▶ Aim of the task
With the images removed, repeat the data below exactly.
************
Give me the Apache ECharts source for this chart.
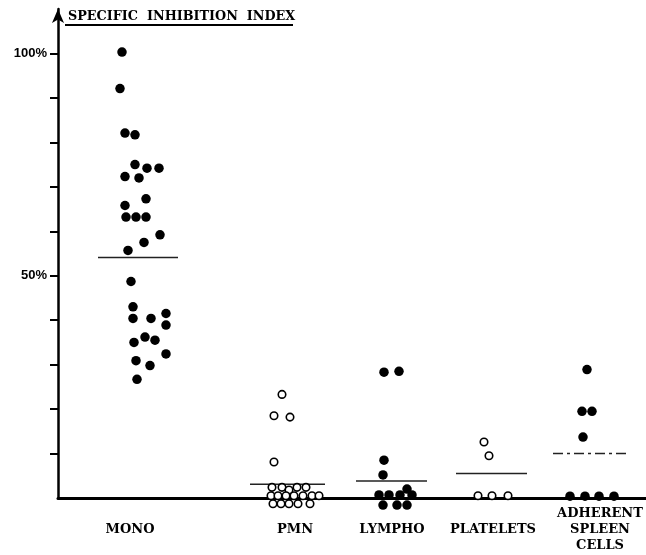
<!DOCTYPE html>
<html>
<head>
<meta charset="utf-8">
<script src="https://cdn.jsdelivr.net/npm/echarts@6/dist/echarts.min.js"></script>
<style>
  html, body { margin: 0; padding: 0; background: #fff; }
  #main { width: 646px; height: 555px; }
</style>
</head>
<body>
<div id="main"></div>
<script>
// groups along the x axis
var categories = ['MONO', 'PMN', 'LYMPHO', 'PLATELETS', 'ADHERENT\nSPLEEN\nCELLS'];
var catPos = [1, 2.65, 3.62, 4.63, 5.70];

// specific inhibition index (%) per cell, with horizontal spread inside its group
var monoValues = [100.3, 92.1, 82.1, 81.7, 75.0, 74.2, 74.2, 72.3, 72.0, 67.3, 65.8, 63.2, 63.2, 63.2, 59.2,
                  57.5, 55.7, 48.7, 43.0, 40.4, 40.4, 41.5, 38.9, 35.0, 36.2, 35.5, 32.4, 30.9, 29.8, 26.7];
var monoSpread = [-0.08, -0.10, -0.05, 0.05, 0.05, 0.17, 0.29, -0.05, 0.09, 0.16, -0.05, -0.04, 0.06, 0.16, 0.30,
                  0.14, -0.02, 0.01, 0.03, 0.03, 0.21, 0.36, 0.36, 0.04, 0.15, 0.25, 0.36, 0.06, 0.20, 0.07];

var pmnValues = [23.3, 18.5, 18.2, 8.1,
                 2.4, 2.4, 1.8, 2.4, 2.4,
                 0.5, 0.5, 0.5, 0.5, 0.5, 0.5, 0.5,
                 -1.3, -1.3, -1.3, -1.3, -1.3];
var pmnSpread = [-0.13, -0.21, -0.05, -0.21,
                 -0.23, -0.13, -0.06, 0.02, 0.11,
                 -0.24, -0.17, -0.09, -0.01, 0.08, 0.17, 0.24,
                 -0.22, -0.14, -0.06, 0.03, 0.15];

var lymphoValues = [28.3, 28.5, 8.5, 5.2, 0.7, 0.7, 0.7, 0.7, 2.0, -1.6, -1.6, -1.6];
var lymphoSpread = [-0.08, 0.07, -0.08, -0.09, -0.13, -0.03, 0.08, 0.20, 0.15, -0.09, 0.05, 0.15];

var plateletValues = [12.6, 9.5, 0.5, 0.5, 0.5];
var plateletSpread = [-0.09, -0.04, -0.15, -0.01, 0.15];

var spleenValues = [28.9, 19.5, 19.5, 13.7, 0.4, 0.4, 0.4, 0.4];
var spleenSpread = [-0.13, -0.18, -0.08, -0.17, -0.30, -0.15, -0.01, 0.14];

// group means (horizontal bars)
var meanValues = [54.1, 3.1, 3.8, 5.5, 10.0];
var meanFrom = [-0.32, -0.45, -0.36, -0.37, -0.47];
var meanTo = [0.48, 0.30, 0.35, 0.34, 0.28];

var yTicks = [10, 20, 30, 40, 50, 60, 70, 80, 90, 100];
var yLabels = [50, 100];

function pts(i, values, spread) {
  return values.map(function (v, k) { return [catPos[i] + spread[k], v]; });
}

var filled = pts(0, monoValues, monoSpread)
  .concat(pts(2, lymphoValues, lymphoSpread))
  .concat(pts(4, spleenValues, spleenSpread));
var open = pts(1, pmnValues, pmnSpread)
  .concat(pts(3, plateletValues, plateletSpread));

var serif = 'DejaVu Serif';

var series = [
  {
    type: 'scatter', data: filled, symbolSize: 9.5, clip: false, z: 5,
    itemStyle: { color: '#000', opacity: 1 }
  },
  {
    type: 'scatter', data: open, symbolSize: 7.5, clip: false, z: 5,
    itemStyle: { color: '#fff', borderColor: '#000', borderWidth: 1.6, opacity: 1 }
  }
];
meanValues.forEach(function (m, i) {
  series.push({
    type: 'line', symbol: 'none', silent: true, z: 3,
    data: [[catPos[i] + meanFrom[i], m], [catPos[i] + meanTo[i], m]],
    lineStyle: { color: '#222', width: 1.5, type: i === 4 ? [10, 4, 3, 4] : 'solid' }
  });
});

var chart = echarts.init(document.getElementById('main'));
chart.setOption({
  animation: false,
  backgroundColor: '#fff',
  title: {
    text: 'SPECIFIC  INHIBITION  INDEX',
    left: 63, top: 5,
    textStyle: { fontFamily: serif, fontWeight: 'bold', fontSize: 12.8, color: '#000' }
  },
  graphic: [{
    type: 'line', shape: { x1: 65, y1: 25, x2: 293, y2: 25 },
    style: { stroke: '#000', lineWidth: 2 }
  }],
  grid: { left: 58, right: 0, top: 9, bottom: 57 },
  xAxis: {
    type: 'value', min: 0.28, max: 6.16,
    splitLine: { show: false },
    axisTick: { show: false },
    axisLine: { lineStyle: { color: '#000', width: 3 } },
    axisLabel: {
      customValues: catPos,
      formatter: function (v) { return categories[catPos.indexOf(v)]; },
      fontFamily: serif, fontWeight: 'bold', fontSize: 13, lineHeight: 16,
      color: '#000', margin: 32, verticalAlign: 'middle', align: 'center'
    }
  },
  yAxis: {
    type: 'value', min: 0, max: 110,
    splitLine: { show: false },
    axisLine: {
      show: true, symbol: ['none', 'arrow'], symbolSize: [9, 14],
      lineStyle: { color: '#000', width: 2.5 }
    },
    axisTick: { show: true, customValues: yTicks, length: 8, lineStyle: { color: '#000', width: 2 } },
    axisLabel: {
      customValues: yLabels,
      formatter: function (v) { return v + '%'; },
      fontFamily: 'Liberation Sans', fontWeight: 'bold', fontSize: 13, color: '#000', margin: 11
    }
  },
  series: series
});
</script>
</body>
</html>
************
▶ Final result
Give me the Apache ECharts source for this chart.
<!DOCTYPE html>
<html>
<head>
<meta charset="utf-8">
<script src="https://cdn.jsdelivr.net/npm/echarts@6/dist/echarts.min.js"></script>
<style>
  html, body { margin: 0; padding: 0; background: #fff; }
  #main { width: 646px; height: 555px; }
</style>
</head>
<body>
<div id="main"></div>
<script>
// groups along the x axis
var categories = ['MONO', 'PMN', 'LYMPHO', 'PLATELETS', 'ADHERENT\nSPLEEN\nCELLS'];
var catPos = [1, 2.65, 3.62, 4.63, 5.70];

// specific inhibition index (%) per cell, with horizontal spread inside its group
var monoValues = [100.3, 92.1, 82.1, 81.7, 75.0, 74.2, 74.2, 72.3, 72.0, 67.3, 65.8, 63.2, 63.2, 63.2, 59.2,
                  57.5, 55.7, 48.7, 43.0, 40.4, 40.4, 41.5, 38.9, 35.0, 36.2, 35.5, 32.4, 30.9, 29.8, 26.7];
var monoSpread = [-0.08, -0.10, -0.05, 0.05, 0.05, 0.17, 0.29, -0.05, 0.09, 0.16, -0.05, -0.04, 0.06, 0.16, 0.30,
                  0.14, -0.02, 0.01, 0.03, 0.03, 0.21, 0.36, 0.36, 0.04, 0.15, 0.25, 0.36, 0.06, 0.20, 0.07];

var pmnValues = [23.3, 18.5, 18.2, 8.1,
                 2.4, 2.4, 1.8, 2.4, 2.4,
                 0.5, 0.5, 0.5, 0.5, 0.5, 0.5, 0.5,
                 -1.3, -1.3, -1.3, -1.3, -1.3];
var pmnSpread = [-0.13, -0.21, -0.05, -0.21,
                 -0.23, -0.13, -0.06, 0.02, 0.11,
                 -0.24, -0.17, -0.09, -0.01, 0.08, 0.17, 0.24,
                 -0.22, -0.14, -0.06, 0.03, 0.15];

var lymphoValues = [28.3, 28.5, 8.5, 5.2, 0.7, 0.7, 0.7, 0.7, 2.0, -1.6, -1.6, -1.6];
var lymphoSpread = [-0.08, 0.07, -0.08, -0.09, -0.13, -0.03, 0.08, 0.20, 0.15, -0.09, 0.05, 0.15];

var plateletValues = [12.6, 9.5, 0.5, 0.5, 0.5];
var plateletSpread = [-0.09, -0.04, -0.15, -0.01, 0.15];

var spleenValues = [28.9, 19.5, 19.5, 13.7, 0.4, 0.4, 0.4, 0.4];
var spleenSpread = [-0.13, -0.18, -0.08, -0.17, -0.30, -0.15, -0.01, 0.14];

// group means (horizontal bars)
var meanValues = [54.1, 3.1, 3.8, 5.5, 10.0];
var meanFrom = [-0.32, -0.45, -0.36, -0.37, -0.47];
var meanTo = [0.48, 0.30, 0.35, 0.34, 0.28];

var yTicks = [10, 20, 30, 40, 50, 60, 70, 80, 90, 100];
var yLabels = [50, 100];

function pts(i, values, spread) {
  return values.map(function (v, k) { return [catPos[i] + spread[k], v]; });
}

var filled = pts(0, monoValues, monoSpread)
  .concat(pts(2, lymphoValues, lymphoSpread))
  .concat(pts(4, spleenValues, spleenSpread));
var open = pts(1, pmnValues, pmnSpread)
  .concat(pts(3, plateletValues, plateletSpread));

var serif = 'DejaVu Serif';

var series = [
  {
    type: 'scatter', data: filled, symbolSize: 9.5, clip: false, z: 5,
    itemStyle: { color: '#000', opacity: 1 }
  },
  {
    type: 'scatter', data: open, symbolSize: 7.5, clip: false, z: 5,
    itemStyle: { color: '#fff', borderColor: '#000', borderWidth: 1.6, opacity: 1 }
  }
];
meanValues.forEach(function (m, i) {
  series.push({
    type: 'line', symbol: 'none', silent: true, z: 3,
    data: [[catPos[i] + meanFrom[i], m], [catPos[i] + meanTo[i], m]],
    lineStyle: { color: '#222', width: 1.5, type: i === 4 ? [10, 4, 3, 4] : 'solid' }
  });
});

var chart = echarts.init(document.getElementById('main'));
chart.setOption({
  animation: false,
  backgroundColor: '#fff',
  title: {
    text: 'SPECIFIC  INHIBITION  INDEX',
    left: 63, top: 5,
    textStyle: { fontFamily: serif, fontWeight: 'bold', fontSize: 12.8, color: '#000' }
  },
  graphic: [{
    type: 'line', shape: { x1: 65, y1: 25, x2: 293, y2: 25 },
    style: { stroke: '#000', lineWidth: 2 }
  }],
  grid: { left: 58, right: 0, top: 9, bottom: 57 },
  xAxis: {
    type: 'value', min: 0.28, max: 6.16,
    splitLine: { show: false },
    axisTick: { show: false },
    axisLine: { lineStyle: { color: '#000', width: 3 } },
    axisLabel: {
      customValues: catPos,
      formatter: function (v) { return categories[catPos.indexOf(v)]; },
      fontFamily: serif, fontWeight: 'bold', fontSize: 13, lineHeight: 16,
      color: '#000', margin: 32, verticalAlign: 'middle', align: 'center'
    }
  },
  yAxis: {
    type: 'value', min: 0, max: 110,
    splitLine: { show: false },
    axisLine: {
      show: true, symbol: ['none', 'arrow'], symbolSize: [9, 14],
      lineStyle: { color: '#000', width: 2.5 }
    },
    axisTick: { show: true, customValues: yTicks, length: 8, lineStyle: { color: '#000', width: 2 } },
    axisLabel: {
      customValues: yLabels,
      formatter: function (v) { return v + '%'; },
      fontFamily: 'Liberation Sans', fontWeight: 'bold', fontSize: 13, color: '#000', margin: 11
    }
  },
  series: series
});
</script>
</body>
</html>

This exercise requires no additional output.